Changer le positionnement des Verts

Comme tous les partis politiques, Les Verts sont gradualistes et félicistes. Gradualistes au sens où ils espèrent que leurs actions avec les « mouvements sociaux » ainsi que celles de leurs élus dans les institutions parviendront progressivement à orienter la société vers le « développement durable ». Félicistes au sens où ils écrivent dans leurs tracts qu’en votant pour eux ça ira mieux demain. Bref, ce qu’on appelle redonner confiance à la population en réenchantant l’imaginaire collectif par un programme souriant.
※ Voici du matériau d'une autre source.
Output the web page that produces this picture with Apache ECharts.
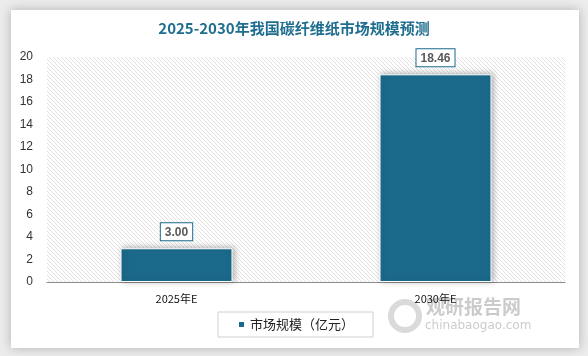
<!DOCTYPE html>
<html><head><meta charset="utf-8">
<script src="https://cdn.jsdelivr.net/npm/echarts@6/dist/echarts.min.js"></script>
<style>html,body{margin:0;padding:0;background:#ececec;}#c{width:588px;height:356px;}</style>
</head><body><div id="c"></div>
<script>
const categories = ['2025年E', '2030年E'];
const seriesName = '市场规模（亿元）';
const values = [3.00, 18.46];
const yTicks = [0, 2, 4, 6, 8, 10, 12, 14, 16, 18, 20];

// hatch pattern
const pc = document.createElement('canvas');
pc.width = 4; pc.height = 4;
const px = pc.getContext('2d');
px.fillStyle = '#ffffff'; px.fillRect(0,0,4,4);
px.strokeStyle = '#e2e2e2'; px.lineWidth = 1;
px.beginPath();
px.moveTo(-1,-1); px.lineTo(5,5);
px.moveTo(-1,3); px.lineTo(1,5);
px.moveTo(3,-1); px.lineTo(5,1);
px.stroke();

const chart = echarts.init(document.getElementById('c'), null, {renderer:'canvas'});
chart.setOption({
  backgroundColor: 'transparent',
  animation: false,
  graphic: [
    {type:'rect', z:-10, shape:{x:11,y:10,width:568,height:338}, style:{fill:'#ffffff', shadowBlur:10, shadowColor:'rgba(0,0,0,0.25)'}},
    {type:'text', z:-5, left:426, top:297, style:{text:'观研报告网', font:'bold 19px "Noto Sans CJK SC"', fill:'rgba(140,140,140,0.45)'}},
    {type:'text', z:-5, left:425, top:320, style:{text:'chinabaogao.com', font:'12px "DejaVu Sans"', fill:'rgba(140,140,140,0.45)'}},
    {type:'circle', z:-5, shape:{cx:405, cy:316, r:14}, style:{fill:'none', stroke:'rgba(150,150,150,0.35)', lineWidth:6}}
  ],
  title: {
    text: '2025-2030年我国碳纤维纸市场规模预测',
    left: 'center', top: 16,
    textStyle: {fontFamily: '"Noto Sans CJK SC"', fontSize: 15, fontWeight: 'bold', color: '#1f6e8f'}
  },
  grid: {left: 47, right: 23, top: 57, bottom: 74, show: true, borderWidth: 0,
    backgroundColor: {image: pc, repeat: 'repeat'}},
  legend: {
    data: [seriesName], top: 312, left: 218,
    itemWidth: 7, itemHeight: 7, icon: 'rect', itemGap: 0,
    borderColor: '#d0d0d0', borderWidth: 1, padding: [6, 19, 6, 19],
    textStyle: {fontFamily: '"Noto Sans CJK SC"', fontSize: 13, color: '#222'}
  },
  xAxis: {
    type: 'category', data: categories,
    axisLine: {lineStyle: {color: '#8c8c8c'}},
    axisTick: {show: false},
    axisLabel: {color: '#111', fontSize: 11, fontFamily: '"Noto Sans CJK SC"', margin: 11}
  },
  yAxis: {
    type: 'value', min: 0, max: 20, interval: 2,
    axisLine: {show: false}, axisTick: {show: false}, splitLine: {show: false},
    axisLabel: {color: '#333', fontSize: 12, fontFamily: '"Liberation Sans"', margin: 14,
      formatter: v => yTicks.includes(v) ? String(v) : ''}
  },
  series: [{
    name: seriesName, type: 'bar', data: values, barWidth: 112,
    itemStyle: {color: '#1b6a8c', borderColor: '#ffffff', borderWidth: 1,
      shadowBlur: 6, shadowColor: 'rgba(0,0,0,0.3)', shadowOffsetX: 2, shadowOffsetY: -1},
    label: {show: true, position: 'top', distance: 8,
      formatter: p => p.value.toFixed(2),
      fontFamily: '"Liberation Sans"', fontWeight: 'bold', fontSize: 12, color: '#595959',
      backgroundColor: '#ffffff', borderColor: '#1b6a8c', borderWidth: 1, padding: [3, 4, 2, 4]}
  }]
});
</script></body></html>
J’ai été longtemps gradualiste et féliciste. Il est trop tard pour le demeurer désormais. Si le mouvement réel du monde de 2004 est dominé par l’avènement proche du pic de Hubbert, comme je le crois, alors soyons véridicistes : ça ira plus mal demain, mais nous pouvons atténuer le choc par une mobilisation de tous et dans tous les domaines - en commençant par l’agriculture et les transports - orientée vers la décarbonisation de nos modes de production et de consommation (ceci n’est en aucun cas une publicité masquée en faveur du nucléaire, bien sûr).

Je plaide pour la vérité, c’est-à-dire pour une posture churchillienne d’annonce de lendemains qui ne chanteront pas avant longtemps, pour la conception et la diffusion par les Verts de nouveaux projets Alter, c’est-à-dire de perspectives d’autosuffisance décentralisée, de minimisation des échanges de matières et d’énergie (nouveaux Agendas 21 à tous les échelons, si vous voulez), pour une mobilisation générale de la société autour d’une sorte d’économie de rationnement organisé et démocratique (une décroissance soutenable, si vous voulez). Dans cette économie nécessaire pour réduire les effets du choc, les rations de base étant calculées par personne et non plus laissées au pouvoir d’achat comme aujourd’hui, les inégalités sociales seraient fortement réduites. Bref, une triple responsabilité pour les Verts : l’annonce des difficultés, les scénarios Alter, la mobilisation générale.

Exercice collectif d’application : Réécrire l’ensemble des fiches de la récente AG programmatique des Verts à la lumière du pic de Hubbert.

Exercice individuel d’application : Méditer ce proverbe saoudien contemporain : « Mon père chevauchait un chameau. Je conduis une voiture. Mon fils vole en jet. Son fils chevauchera un chameau ».